Begin

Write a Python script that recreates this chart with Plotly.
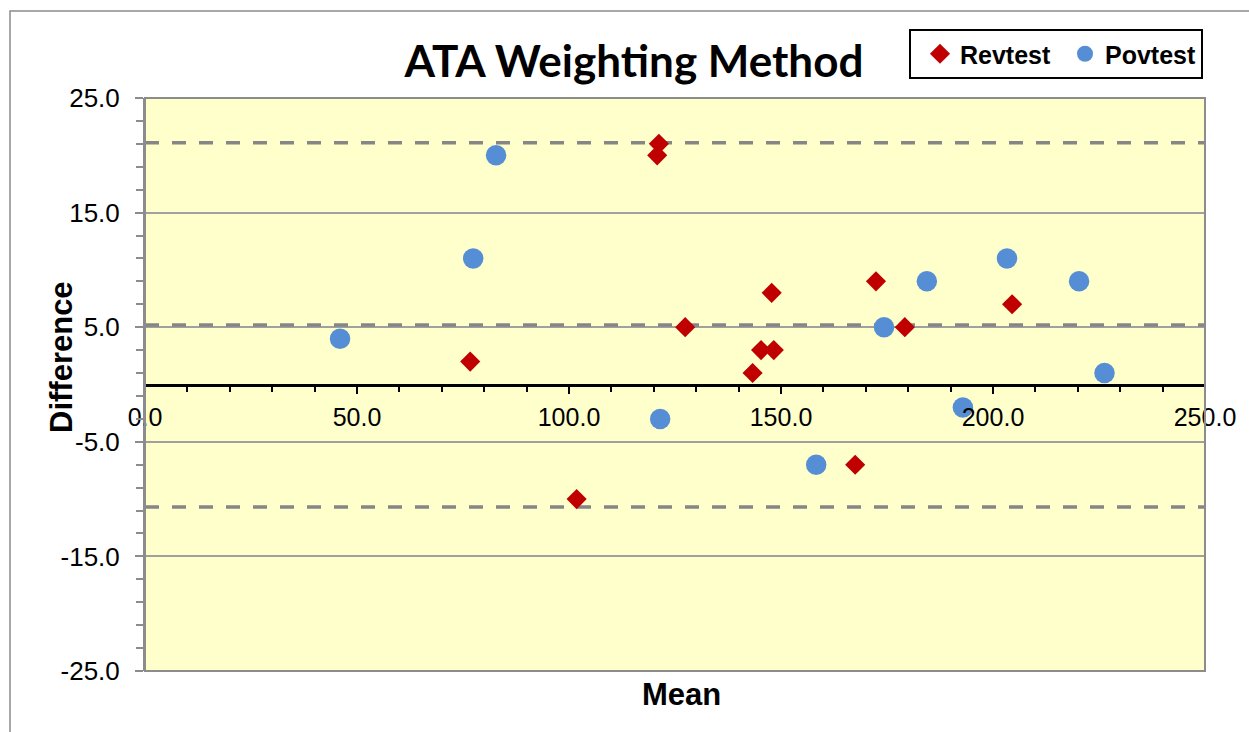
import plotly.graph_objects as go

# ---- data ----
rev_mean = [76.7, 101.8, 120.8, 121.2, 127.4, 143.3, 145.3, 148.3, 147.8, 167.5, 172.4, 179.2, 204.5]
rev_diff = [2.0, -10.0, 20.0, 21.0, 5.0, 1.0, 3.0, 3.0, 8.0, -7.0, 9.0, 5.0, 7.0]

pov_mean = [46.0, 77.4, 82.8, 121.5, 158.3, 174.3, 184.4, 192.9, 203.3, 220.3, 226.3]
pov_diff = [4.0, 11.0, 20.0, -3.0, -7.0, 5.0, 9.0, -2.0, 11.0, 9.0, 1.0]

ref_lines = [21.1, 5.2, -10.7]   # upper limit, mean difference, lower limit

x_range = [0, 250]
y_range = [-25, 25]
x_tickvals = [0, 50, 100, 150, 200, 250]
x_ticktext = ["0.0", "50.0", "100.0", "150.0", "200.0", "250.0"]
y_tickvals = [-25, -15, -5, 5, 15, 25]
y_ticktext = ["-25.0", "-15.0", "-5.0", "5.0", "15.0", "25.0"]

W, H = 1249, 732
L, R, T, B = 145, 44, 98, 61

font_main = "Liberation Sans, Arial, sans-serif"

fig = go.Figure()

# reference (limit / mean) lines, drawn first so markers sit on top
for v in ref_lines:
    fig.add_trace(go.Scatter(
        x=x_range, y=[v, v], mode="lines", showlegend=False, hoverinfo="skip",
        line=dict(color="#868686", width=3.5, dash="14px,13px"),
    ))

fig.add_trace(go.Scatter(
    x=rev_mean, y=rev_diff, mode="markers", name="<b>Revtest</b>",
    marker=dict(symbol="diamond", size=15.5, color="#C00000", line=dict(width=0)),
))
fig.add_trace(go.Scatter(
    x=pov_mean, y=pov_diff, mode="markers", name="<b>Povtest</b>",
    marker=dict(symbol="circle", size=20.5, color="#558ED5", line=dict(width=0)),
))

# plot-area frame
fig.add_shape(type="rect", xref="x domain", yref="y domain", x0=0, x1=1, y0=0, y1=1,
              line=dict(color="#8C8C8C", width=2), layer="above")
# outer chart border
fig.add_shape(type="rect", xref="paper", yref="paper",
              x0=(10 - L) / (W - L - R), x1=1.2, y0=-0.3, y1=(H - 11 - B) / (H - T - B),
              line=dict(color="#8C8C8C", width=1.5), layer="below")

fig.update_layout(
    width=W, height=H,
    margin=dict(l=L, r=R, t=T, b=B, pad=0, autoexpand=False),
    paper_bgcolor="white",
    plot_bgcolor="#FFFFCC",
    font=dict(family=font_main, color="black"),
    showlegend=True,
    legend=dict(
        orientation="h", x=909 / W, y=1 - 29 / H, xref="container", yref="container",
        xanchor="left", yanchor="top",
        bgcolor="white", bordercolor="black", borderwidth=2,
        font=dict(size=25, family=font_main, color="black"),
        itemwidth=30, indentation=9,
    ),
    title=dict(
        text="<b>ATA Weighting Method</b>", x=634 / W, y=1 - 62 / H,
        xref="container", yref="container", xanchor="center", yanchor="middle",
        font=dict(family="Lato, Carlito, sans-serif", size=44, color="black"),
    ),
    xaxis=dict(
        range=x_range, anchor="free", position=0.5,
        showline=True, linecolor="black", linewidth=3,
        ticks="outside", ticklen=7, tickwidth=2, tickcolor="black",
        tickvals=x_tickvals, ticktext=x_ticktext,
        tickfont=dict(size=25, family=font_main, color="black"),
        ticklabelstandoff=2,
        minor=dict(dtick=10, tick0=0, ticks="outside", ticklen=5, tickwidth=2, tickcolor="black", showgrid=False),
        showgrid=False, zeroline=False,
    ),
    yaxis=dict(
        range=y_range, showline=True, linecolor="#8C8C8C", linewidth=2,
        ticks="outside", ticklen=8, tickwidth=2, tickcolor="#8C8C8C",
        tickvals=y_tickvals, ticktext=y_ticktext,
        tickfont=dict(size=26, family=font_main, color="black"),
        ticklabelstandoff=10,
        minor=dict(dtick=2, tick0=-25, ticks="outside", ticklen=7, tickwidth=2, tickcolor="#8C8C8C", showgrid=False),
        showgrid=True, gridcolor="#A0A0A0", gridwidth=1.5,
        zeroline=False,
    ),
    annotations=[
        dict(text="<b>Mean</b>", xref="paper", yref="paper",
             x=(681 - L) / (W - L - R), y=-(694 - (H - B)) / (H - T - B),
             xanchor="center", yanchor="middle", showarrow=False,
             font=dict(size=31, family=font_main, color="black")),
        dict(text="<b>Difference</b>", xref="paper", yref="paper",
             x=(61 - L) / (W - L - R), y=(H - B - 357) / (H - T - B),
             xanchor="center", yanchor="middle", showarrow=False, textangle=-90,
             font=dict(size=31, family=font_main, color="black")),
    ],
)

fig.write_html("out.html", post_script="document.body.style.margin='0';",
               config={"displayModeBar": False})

End

- [STATED TASK]:
Show each line holding the word "chart".

- [TASK SOLUTION]:
Write a Python script that recreates this chart with Plotly.
# outer chart border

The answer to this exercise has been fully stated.